● **TASK PROMPT**: Write out the listing below exactly, and omit any images you find in it.

=== INFORMATION SUPPLIED ===

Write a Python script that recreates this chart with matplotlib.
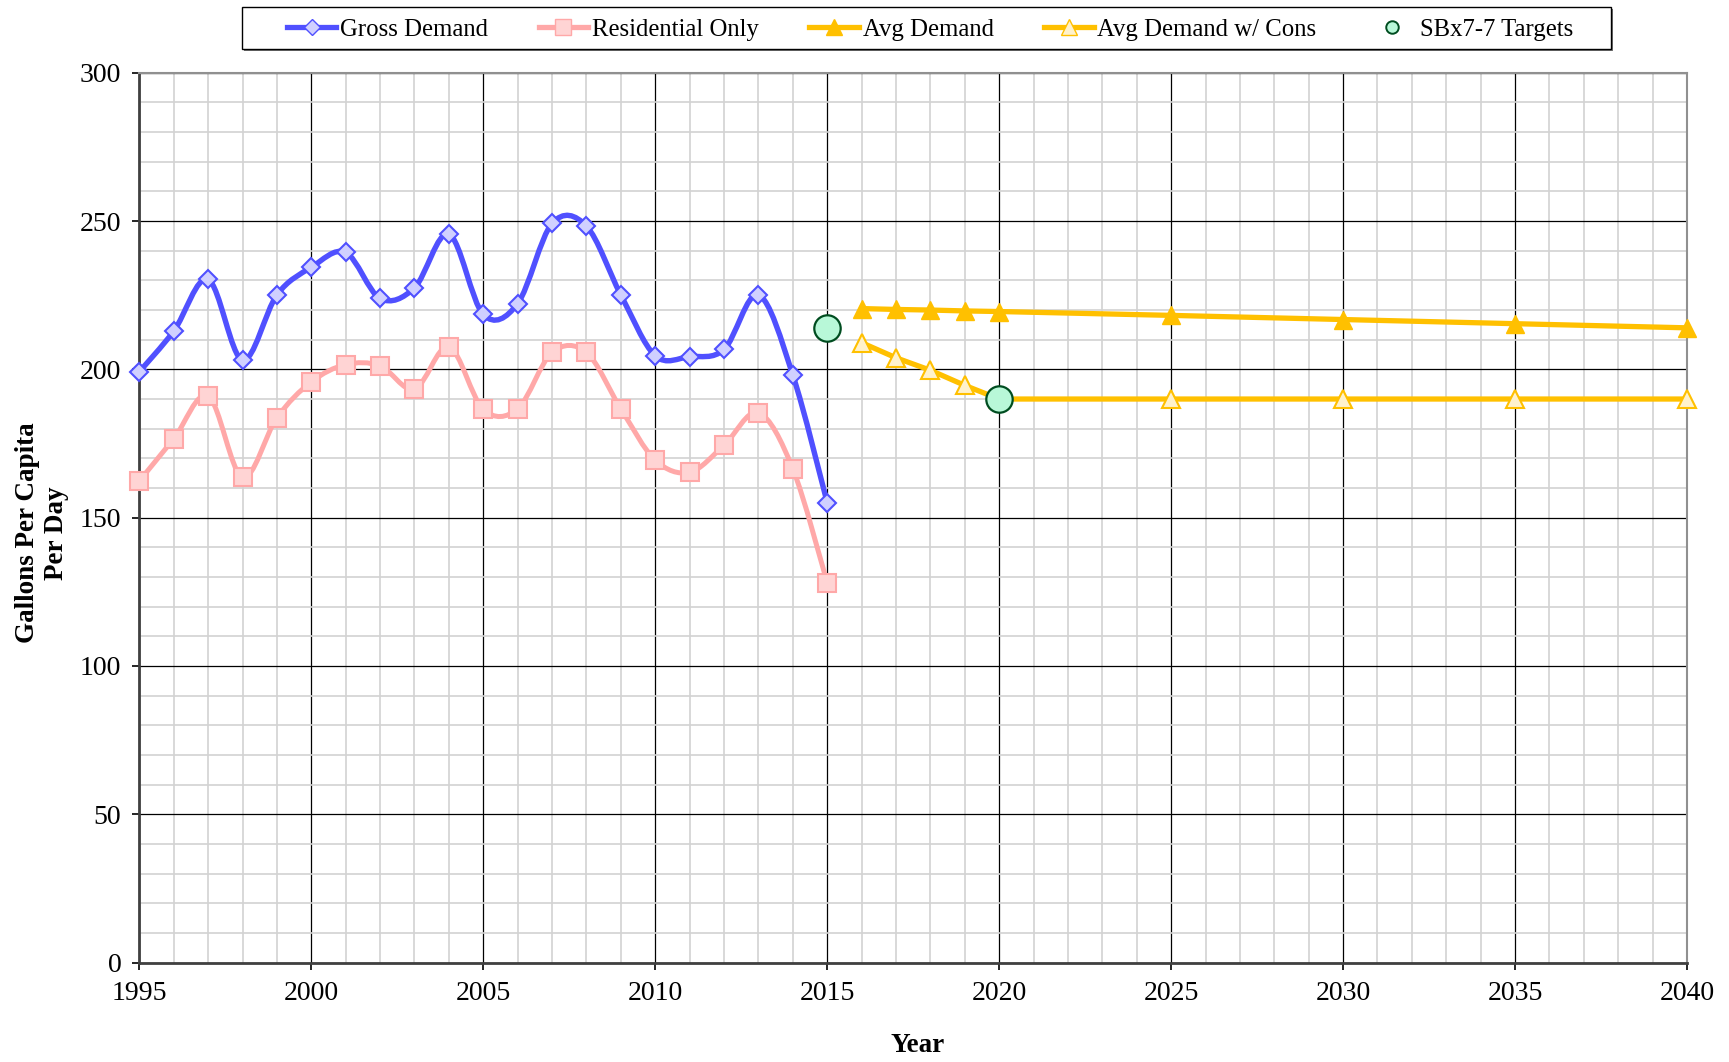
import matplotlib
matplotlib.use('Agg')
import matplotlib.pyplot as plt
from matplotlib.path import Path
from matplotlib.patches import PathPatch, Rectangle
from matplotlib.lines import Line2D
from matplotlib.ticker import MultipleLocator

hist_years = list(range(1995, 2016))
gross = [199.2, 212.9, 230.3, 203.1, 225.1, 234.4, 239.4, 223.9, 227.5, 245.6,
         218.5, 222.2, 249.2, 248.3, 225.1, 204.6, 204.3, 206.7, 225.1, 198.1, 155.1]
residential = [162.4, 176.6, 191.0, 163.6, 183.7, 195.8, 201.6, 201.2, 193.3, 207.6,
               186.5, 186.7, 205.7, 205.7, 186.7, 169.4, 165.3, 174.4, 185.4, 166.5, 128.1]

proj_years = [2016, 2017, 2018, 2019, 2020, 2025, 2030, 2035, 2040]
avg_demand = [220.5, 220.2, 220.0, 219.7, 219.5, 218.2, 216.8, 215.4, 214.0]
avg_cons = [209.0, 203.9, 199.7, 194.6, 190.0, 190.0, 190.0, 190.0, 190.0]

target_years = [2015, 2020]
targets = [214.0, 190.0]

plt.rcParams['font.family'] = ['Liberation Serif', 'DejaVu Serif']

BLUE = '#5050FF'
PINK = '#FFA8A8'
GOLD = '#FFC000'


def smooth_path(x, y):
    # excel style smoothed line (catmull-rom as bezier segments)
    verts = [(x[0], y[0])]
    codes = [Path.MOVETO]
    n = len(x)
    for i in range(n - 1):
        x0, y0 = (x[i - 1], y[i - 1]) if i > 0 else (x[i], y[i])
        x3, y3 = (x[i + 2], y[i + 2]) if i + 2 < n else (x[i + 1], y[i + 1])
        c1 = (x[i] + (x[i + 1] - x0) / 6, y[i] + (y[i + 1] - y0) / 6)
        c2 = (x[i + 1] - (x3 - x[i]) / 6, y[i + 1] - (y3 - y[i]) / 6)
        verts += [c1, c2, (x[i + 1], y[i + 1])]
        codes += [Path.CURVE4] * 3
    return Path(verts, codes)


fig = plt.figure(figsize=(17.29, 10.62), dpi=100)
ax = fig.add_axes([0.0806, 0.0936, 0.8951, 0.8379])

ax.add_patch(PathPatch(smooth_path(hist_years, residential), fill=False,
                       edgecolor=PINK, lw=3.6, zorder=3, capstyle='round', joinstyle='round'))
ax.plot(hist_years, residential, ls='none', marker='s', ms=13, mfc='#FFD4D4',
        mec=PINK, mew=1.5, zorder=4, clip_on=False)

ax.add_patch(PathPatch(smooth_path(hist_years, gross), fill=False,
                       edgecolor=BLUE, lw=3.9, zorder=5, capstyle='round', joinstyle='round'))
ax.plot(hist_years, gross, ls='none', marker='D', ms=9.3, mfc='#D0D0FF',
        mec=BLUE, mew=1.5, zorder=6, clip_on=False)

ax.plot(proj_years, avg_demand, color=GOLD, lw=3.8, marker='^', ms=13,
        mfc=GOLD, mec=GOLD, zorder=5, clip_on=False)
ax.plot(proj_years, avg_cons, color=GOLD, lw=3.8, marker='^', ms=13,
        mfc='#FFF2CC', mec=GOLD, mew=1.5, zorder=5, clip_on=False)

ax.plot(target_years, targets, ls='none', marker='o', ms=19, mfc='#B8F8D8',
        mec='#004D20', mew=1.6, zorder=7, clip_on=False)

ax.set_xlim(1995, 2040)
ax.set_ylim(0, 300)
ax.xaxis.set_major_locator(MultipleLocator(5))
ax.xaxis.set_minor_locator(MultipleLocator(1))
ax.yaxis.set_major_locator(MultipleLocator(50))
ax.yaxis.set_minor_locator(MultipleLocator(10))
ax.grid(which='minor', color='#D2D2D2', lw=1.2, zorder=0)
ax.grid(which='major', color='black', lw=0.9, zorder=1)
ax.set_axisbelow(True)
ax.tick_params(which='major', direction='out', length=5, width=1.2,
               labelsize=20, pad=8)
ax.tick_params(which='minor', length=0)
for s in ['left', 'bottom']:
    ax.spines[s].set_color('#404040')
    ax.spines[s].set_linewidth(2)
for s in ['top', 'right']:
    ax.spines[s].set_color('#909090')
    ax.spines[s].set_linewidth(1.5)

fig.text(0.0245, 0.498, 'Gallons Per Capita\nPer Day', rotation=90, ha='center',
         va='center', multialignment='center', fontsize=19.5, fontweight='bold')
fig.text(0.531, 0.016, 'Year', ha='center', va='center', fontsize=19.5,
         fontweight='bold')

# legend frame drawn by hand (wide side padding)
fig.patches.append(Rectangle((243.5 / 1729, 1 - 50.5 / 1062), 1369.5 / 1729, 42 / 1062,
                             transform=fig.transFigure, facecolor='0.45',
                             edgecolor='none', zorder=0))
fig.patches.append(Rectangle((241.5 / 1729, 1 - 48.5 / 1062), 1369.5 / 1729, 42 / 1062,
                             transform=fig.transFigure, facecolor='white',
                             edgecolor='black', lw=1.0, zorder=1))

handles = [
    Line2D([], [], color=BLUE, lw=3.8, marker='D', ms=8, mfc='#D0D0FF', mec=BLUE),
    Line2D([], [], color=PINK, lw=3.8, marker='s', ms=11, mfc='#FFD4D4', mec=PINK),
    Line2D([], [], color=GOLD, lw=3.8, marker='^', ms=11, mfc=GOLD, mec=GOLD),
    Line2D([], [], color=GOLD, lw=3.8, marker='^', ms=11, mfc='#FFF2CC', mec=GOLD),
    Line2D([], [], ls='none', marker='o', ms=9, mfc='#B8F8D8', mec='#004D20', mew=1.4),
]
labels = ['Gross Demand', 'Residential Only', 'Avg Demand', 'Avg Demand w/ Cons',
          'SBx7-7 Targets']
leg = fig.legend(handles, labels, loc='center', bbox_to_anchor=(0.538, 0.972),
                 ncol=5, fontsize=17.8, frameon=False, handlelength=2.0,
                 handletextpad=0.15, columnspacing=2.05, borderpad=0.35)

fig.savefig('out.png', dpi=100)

===

● **SOLUTION TO THIS EXERCISE**:
Write a Python script that recreates this chart with matplotlib.
import matplotlib
matplotlib.use('Agg')
import matplotlib.pyplot as plt
from matplotlib.path import Path
from matplotlib.patches import PathPatch, Rectangle
from matplotlib.lines import Line2D
from matplotlib.ticker import MultipleLocator

hist_years = list(range(1995, 2016))
gross = [199.2, 212.9, 230.3, 203.1, 225.1, 234.4, 239.4, 223.9, 227.5, 245.6,
         218.5, 222.2, 249.2, 248.3, 225.1, 204.6, 204.3, 206.7, 225.1, 198.1, 155.1]
residential = [162.4, 176.6, 191.0, 163.6, 183.7, 195.8, 201.6, 201.2, 193.3, 207.6,
               186.5, 186.7, 205.7, 205.7, 186.7, 169.4, 165.3, 174.4, 185.4, 166.5, 128.1]

proj_years = [2016, 2017, 2018, 2019, 2020, 2025, 2030, 2035, 2040]
avg_demand = [220.5, 220.2, 220.0, 219.7, 219.5, 218.2, 216.8, 215.4, 214.0]
avg_cons = [209.0, 203.9, 199.7, 194.6, 190.0, 190.0, 190.0, 190.0, 190.0]

target_years = [2015, 2020]
targets = [214.0, 190.0]

plt.rcParams['font.family'] = ['Liberation Serif', 'DejaVu Serif']

BLUE = '#5050FF'
PINK = '#FFA8A8'
GOLD = '#FFC000'


def smooth_path(x, y):
    # excel style smoothed line (catmull-rom as bezier segments)
    verts = [(x[0], y[0])]
    codes = [Path.MOVETO]
    n = len(x)
    for i in range(n - 1):
        x0, y0 = (x[i - 1], y[i - 1]) if i > 0 else (x[i], y[i])
        x3, y3 = (x[i + 2], y[i + 2]) if i + 2 < n else (x[i + 1], y[i + 1])
        c1 = (x[i] + (x[i + 1] - x0) / 6, y[i] + (y[i + 1] - y0) / 6)
        c2 = (x[i + 1] - (x3 - x[i]) / 6, y[i + 1] - (y3 - y[i]) / 6)
        verts += [c1, c2, (x[i + 1], y[i + 1])]
        codes += [Path.CURVE4] * 3
    return Path(verts, codes)


fig = plt.figure(figsize=(17.29, 10.62), dpi=100)
ax = fig.add_axes([0.0806, 0.0936, 0.8951, 0.8379])

ax.add_patch(PathPatch(smooth_path(hist_years, residential), fill=False,
                       edgecolor=PINK, lw=3.6, zorder=3, capstyle='round', joinstyle='round'))
ax.plot(hist_years, residential, ls='none', marker='s', ms=13, mfc='#FFD4D4',
        mec=PINK, mew=1.5, zorder=4, clip_on=False)

ax.add_patch(PathPatch(smooth_path(hist_years, gross), fill=False,
                       edgecolor=BLUE, lw=3.9, zorder=5, capstyle='round', joinstyle='round'))
ax.plot(hist_years, gross, ls='none', marker='D', ms=9.3, mfc='#D0D0FF',
        mec=BLUE, mew=1.5, zorder=6, clip_on=False)

ax.plot(proj_years, avg_demand, color=GOLD, lw=3.8, marker='^', ms=13,
        mfc=GOLD, mec=GOLD, zorder=5, clip_on=False)
ax.plot(proj_years, avg_cons, color=GOLD, lw=3.8, marker='^', ms=13,
        mfc='#FFF2CC', mec=GOLD, mew=1.5, zorder=5, clip_on=False)

ax.plot(target_years, targets, ls='none', marker='o', ms=19, mfc='#B8F8D8',
        mec='#004D20', mew=1.6, zorder=7, clip_on=False)

ax.set_xlim(1995, 2040)
ax.set_ylim(0, 300)
ax.xaxis.set_major_locator(MultipleLocator(5))
ax.xaxis.set_minor_locator(MultipleLocator(1))
ax.yaxis.set_major_locator(MultipleLocator(50))
ax.yaxis.set_minor_locator(MultipleLocator(10))
ax.grid(which='minor', color='#D2D2D2', lw=1.2, zorder=0)
ax.grid(which='major', color='black', lw=0.9, zorder=1)
ax.set_axisbelow(True)
ax.tick_params(which='major', direction='out', length=5, width=1.2,
               labelsize=20, pad=8)
ax.tick_params(which='minor', length=0)
for s in ['left', 'bottom']:
    ax.spines[s].set_color('#404040')
    ax.spines[s].set_linewidth(2)
for s in ['top', 'right']:
    ax.spines[s].set_color('#909090')
    ax.spines[s].set_linewidth(1.5)

fig.text(0.0245, 0.498, 'Gallons Per Capita\nPer Day', rotation=90, ha='center',
         va='center', multialignment='center', fontsize=19.5, fontweight='bold')
fig.text(0.531, 0.016, 'Year', ha='center', va='center', fontsize=19.5,
         fontweight='bold')

# legend frame drawn by hand (wide side padding)
fig.patches.append(Rectangle((243.5 / 1729, 1 - 50.5 / 1062), 1369.5 / 1729, 42 / 1062,
                             transform=fig.transFigure, facecolor='0.45',
                             edgecolor='none', zorder=0))
fig.patches.append(Rectangle((241.5 / 1729, 1 - 48.5 / 1062), 1369.5 / 1729, 42 / 1062,
                             transform=fig.transFigure, facecolor='white',
                             edgecolor='black', lw=1.0, zorder=1))

handles = [
    Line2D([], [], color=BLUE, lw=3.8, marker='D', ms=8, mfc='#D0D0FF', mec=BLUE),
    Line2D([], [], color=PINK, lw=3.8, marker='s', ms=11, mfc='#FFD4D4', mec=PINK),
    Line2D([], [], color=GOLD, lw=3.8, marker='^', ms=11, mfc=GOLD, mec=GOLD),
    Line2D([], [], color=GOLD, lw=3.8, marker='^', ms=11, mfc='#FFF2CC', mec=GOLD),
    Line2D([], [], ls='none', marker='o', ms=9, mfc='#B8F8D8', mec='#004D20', mew=1.4),
]
labels = ['Gross Demand', 'Residential Only', 'Avg Demand', 'Avg Demand w/ Cons',
          'SBx7-7 Targets']
leg = fig.legend(handles, labels, loc='center', bbox_to_anchor=(0.538, 0.972),
                 ncol=5, fontsize=17.8, frameon=False, handlelength=2.0,
                 handletextpad=0.15, columnspacing=2.05, borderpad=0.35)

fig.savefig('out.png', dpi=100)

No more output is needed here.